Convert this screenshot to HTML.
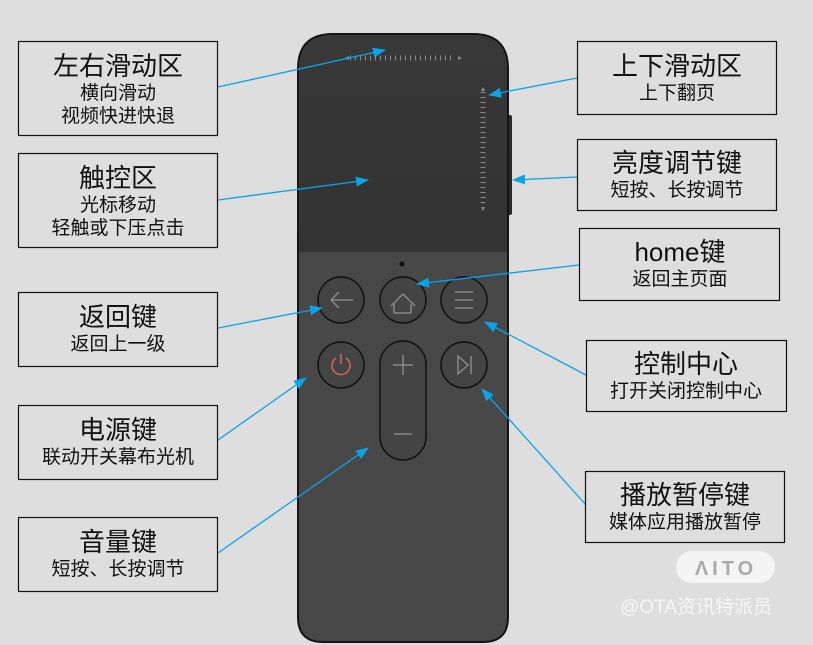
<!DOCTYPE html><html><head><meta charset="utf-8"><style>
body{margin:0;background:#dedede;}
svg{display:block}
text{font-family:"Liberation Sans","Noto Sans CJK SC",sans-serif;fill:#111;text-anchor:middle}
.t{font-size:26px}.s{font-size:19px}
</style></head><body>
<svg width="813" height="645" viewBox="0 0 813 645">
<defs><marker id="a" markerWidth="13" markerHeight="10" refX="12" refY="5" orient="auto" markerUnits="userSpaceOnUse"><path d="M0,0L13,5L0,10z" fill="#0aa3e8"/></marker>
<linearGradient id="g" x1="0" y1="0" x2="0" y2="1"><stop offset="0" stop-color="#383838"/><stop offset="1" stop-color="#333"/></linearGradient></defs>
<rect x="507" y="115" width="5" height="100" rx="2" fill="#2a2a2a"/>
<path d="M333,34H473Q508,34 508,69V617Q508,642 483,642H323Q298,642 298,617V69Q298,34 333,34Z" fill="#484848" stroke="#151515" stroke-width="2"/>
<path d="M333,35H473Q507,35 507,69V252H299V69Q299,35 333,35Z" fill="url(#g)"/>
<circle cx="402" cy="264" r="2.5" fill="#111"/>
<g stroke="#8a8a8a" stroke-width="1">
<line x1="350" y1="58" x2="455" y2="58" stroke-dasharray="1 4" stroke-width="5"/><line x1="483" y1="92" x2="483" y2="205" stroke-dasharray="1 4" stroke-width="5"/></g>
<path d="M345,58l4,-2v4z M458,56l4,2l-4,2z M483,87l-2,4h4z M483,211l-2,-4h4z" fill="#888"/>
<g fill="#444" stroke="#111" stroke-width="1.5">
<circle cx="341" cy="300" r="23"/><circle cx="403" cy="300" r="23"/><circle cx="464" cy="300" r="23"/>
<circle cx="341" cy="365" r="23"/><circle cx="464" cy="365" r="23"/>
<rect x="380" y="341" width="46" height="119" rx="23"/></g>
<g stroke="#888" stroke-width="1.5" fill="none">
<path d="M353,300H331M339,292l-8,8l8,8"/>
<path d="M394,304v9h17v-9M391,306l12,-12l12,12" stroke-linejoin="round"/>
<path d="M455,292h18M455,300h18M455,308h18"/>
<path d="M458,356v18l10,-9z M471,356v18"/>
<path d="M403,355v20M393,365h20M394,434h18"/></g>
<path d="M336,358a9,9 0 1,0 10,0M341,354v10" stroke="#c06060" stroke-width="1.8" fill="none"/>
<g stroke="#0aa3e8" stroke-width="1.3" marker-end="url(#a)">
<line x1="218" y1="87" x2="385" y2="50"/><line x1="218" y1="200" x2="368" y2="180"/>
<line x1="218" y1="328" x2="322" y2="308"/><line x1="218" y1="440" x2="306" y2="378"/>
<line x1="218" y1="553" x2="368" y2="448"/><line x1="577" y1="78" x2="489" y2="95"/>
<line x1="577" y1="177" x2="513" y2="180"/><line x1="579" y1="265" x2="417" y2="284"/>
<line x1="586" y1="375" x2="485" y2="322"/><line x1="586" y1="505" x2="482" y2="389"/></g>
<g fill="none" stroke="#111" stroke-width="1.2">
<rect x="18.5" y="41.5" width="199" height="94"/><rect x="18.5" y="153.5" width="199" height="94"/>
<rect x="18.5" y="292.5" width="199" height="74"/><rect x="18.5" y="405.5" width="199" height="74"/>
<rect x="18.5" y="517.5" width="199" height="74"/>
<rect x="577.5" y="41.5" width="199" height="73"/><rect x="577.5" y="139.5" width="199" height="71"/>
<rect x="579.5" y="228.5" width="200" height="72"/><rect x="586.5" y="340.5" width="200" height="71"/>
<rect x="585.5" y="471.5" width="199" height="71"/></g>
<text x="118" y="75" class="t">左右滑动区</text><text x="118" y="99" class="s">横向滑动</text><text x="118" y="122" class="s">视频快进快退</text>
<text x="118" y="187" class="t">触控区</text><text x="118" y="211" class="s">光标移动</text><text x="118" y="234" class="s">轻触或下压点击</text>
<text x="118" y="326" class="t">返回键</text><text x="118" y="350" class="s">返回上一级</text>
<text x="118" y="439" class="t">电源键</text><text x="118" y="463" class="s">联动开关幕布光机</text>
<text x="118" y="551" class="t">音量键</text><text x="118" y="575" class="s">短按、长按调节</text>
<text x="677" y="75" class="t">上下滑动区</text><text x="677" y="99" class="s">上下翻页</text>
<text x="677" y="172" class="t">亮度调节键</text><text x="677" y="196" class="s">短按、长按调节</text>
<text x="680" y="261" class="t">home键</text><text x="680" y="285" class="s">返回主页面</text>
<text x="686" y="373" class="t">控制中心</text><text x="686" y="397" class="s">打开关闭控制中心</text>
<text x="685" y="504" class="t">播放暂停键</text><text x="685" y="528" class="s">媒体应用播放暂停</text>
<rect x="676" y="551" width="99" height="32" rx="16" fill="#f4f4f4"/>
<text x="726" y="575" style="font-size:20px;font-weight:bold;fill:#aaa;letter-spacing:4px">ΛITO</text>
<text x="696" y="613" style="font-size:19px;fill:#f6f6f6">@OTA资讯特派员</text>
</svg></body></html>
------------------------------
**Instruction**
Transcribe the material as is, with images omitted.

**Solved problem**
Convert this screenshot to HTML.
<!DOCTYPE html><html><head><meta charset="utf-8"><style>
body{margin:0;background:#dedede;}
svg{display:block}
text{font-family:"Liberation Sans","Noto Sans CJK SC",sans-serif;fill:#111;text-anchor:middle}
.t{font-size:26px}.s{font-size:19px}
</style></head><body>
<svg width="813" height="645" viewBox="0 0 813 645">
<defs><marker id="a" markerWidth="13" markerHeight="10" refX="12" refY="5" orient="auto" markerUnits="userSpaceOnUse"><path d="M0,0L13,5L0,10z" fill="#0aa3e8"/></marker>
<linearGradient id="g" x1="0" y1="0" x2="0" y2="1"><stop offset="0" stop-color="#383838"/><stop offset="1" stop-color="#333"/></linearGradient></defs>
<rect x="507" y="115" width="5" height="100" rx="2" fill="#2a2a2a"/>
<path d="M333,34H473Q508,34 508,69V617Q508,642 483,642H323Q298,642 298,617V69Q298,34 333,34Z" fill="#484848" stroke="#151515" stroke-width="2"/>
<path d="M333,35H473Q507,35 507,69V252H299V69Q299,35 333,35Z" fill="url(#g)"/>
<circle cx="402" cy="264" r="2.5" fill="#111"/>
<g stroke="#8a8a8a" stroke-width="1">
<line x1="350" y1="58" x2="455" y2="58" stroke-dasharray="1 4" stroke-width="5"/><line x1="483" y1="92" x2="483" y2="205" stroke-dasharray="1 4" stroke-width="5"/></g>
<path d="M345,58l4,-2v4z M458,56l4,2l-4,2z M483,87l-2,4h4z M483,211l-2,-4h4z" fill="#888"/>
<g fill="#444" stroke="#111" stroke-width="1.5">
<circle cx="341" cy="300" r="23"/><circle cx="403" cy="300" r="23"/><circle cx="464" cy="300" r="23"/>
<circle cx="341" cy="365" r="23"/><circle cx="464" cy="365" r="23"/>
<rect x="380" y="341" width="46" height="119" rx="23"/></g>
<g stroke="#888" stroke-width="1.5" fill="none">
<path d="M353,300H331M339,292l-8,8l8,8"/>
<path d="M394,304v9h17v-9M391,306l12,-12l12,12" stroke-linejoin="round"/>
<path d="M455,292h18M455,300h18M455,308h18"/>
<path d="M458,356v18l10,-9z M471,356v18"/>
<path d="M403,355v20M393,365h20M394,434h18"/></g>
<path d="M336,358a9,9 0 1,0 10,0M341,354v10" stroke="#c06060" stroke-width="1.8" fill="none"/>
<g stroke="#0aa3e8" stroke-width="1.3" marker-end="url(#a)">
<line x1="218" y1="87" x2="385" y2="50"/><line x1="218" y1="200" x2="368" y2="180"/>
<line x1="218" y1="328" x2="322" y2="308"/><line x1="218" y1="440" x2="306" y2="378"/>
<line x1="218" y1="553" x2="368" y2="448"/><line x1="577" y1="78" x2="489" y2="95"/>
<line x1="577" y1="177" x2="513" y2="180"/><line x1="579" y1="265" x2="417" y2="284"/>
<line x1="586" y1="375" x2="485" y2="322"/><line x1="586" y1="505" x2="482" y2="389"/></g>
<g fill="none" stroke="#111" stroke-width="1.2">
<rect x="18.5" y="41.5" width="199" height="94"/><rect x="18.5" y="153.5" width="199" height="94"/>
<rect x="18.5" y="292.5" width="199" height="74"/><rect x="18.5" y="405.5" width="199" height="74"/>
<rect x="18.5" y="517.5" width="199" height="74"/>
<rect x="577.5" y="41.5" width="199" height="73"/><rect x="577.5" y="139.5" width="199" height="71"/>
<rect x="579.5" y="228.5" width="200" height="72"/><rect x="586.5" y="340.5" width="200" height="71"/>
<rect x="585.5" y="471.5" width="199" height="71"/></g>
<text x="118" y="75" class="t">左右滑动区</text><text x="118" y="99" class="s">横向滑动</text><text x="118" y="122" class="s">视频快进快退</text>
<text x="118" y="187" class="t">触控区</text><text x="118" y="211" class="s">光标移动</text><text x="118" y="234" class="s">轻触或下压点击</text>
<text x="118" y="326" class="t">返回键</text><text x="118" y="350" class="s">返回上一级</text>
<text x="118" y="439" class="t">电源键</text><text x="118" y="463" class="s">联动开关幕布光机</text>
<text x="118" y="551" class="t">音量键</text><text x="118" y="575" class="s">短按、长按调节</text>
<text x="677" y="75" class="t">上下滑动区</text><text x="677" y="99" class="s">上下翻页</text>
<text x="677" y="172" class="t">亮度调节键</text><text x="677" y="196" class="s">短按、长按调节</text>
<text x="680" y="261" class="t">home键</text><text x="680" y="285" class="s">返回主页面</text>
<text x="686" y="373" class="t">控制中心</text><text x="686" y="397" class="s">打开关闭控制中心</text>
<text x="685" y="504" class="t">播放暂停键</text><text x="685" y="528" class="s">媒体应用播放暂停</text>
<rect x="676" y="551" width="99" height="32" rx="16" fill="#f4f4f4"/>
<text x="726" y="575" style="font-size:20px;font-weight:bold;fill:#aaa;letter-spacing:4px">ΛITO</text>
<text x="696" y="613" style="font-size:19px;fill:#f6f6f6">@OTA资讯特派员</text>
</svg></body></html>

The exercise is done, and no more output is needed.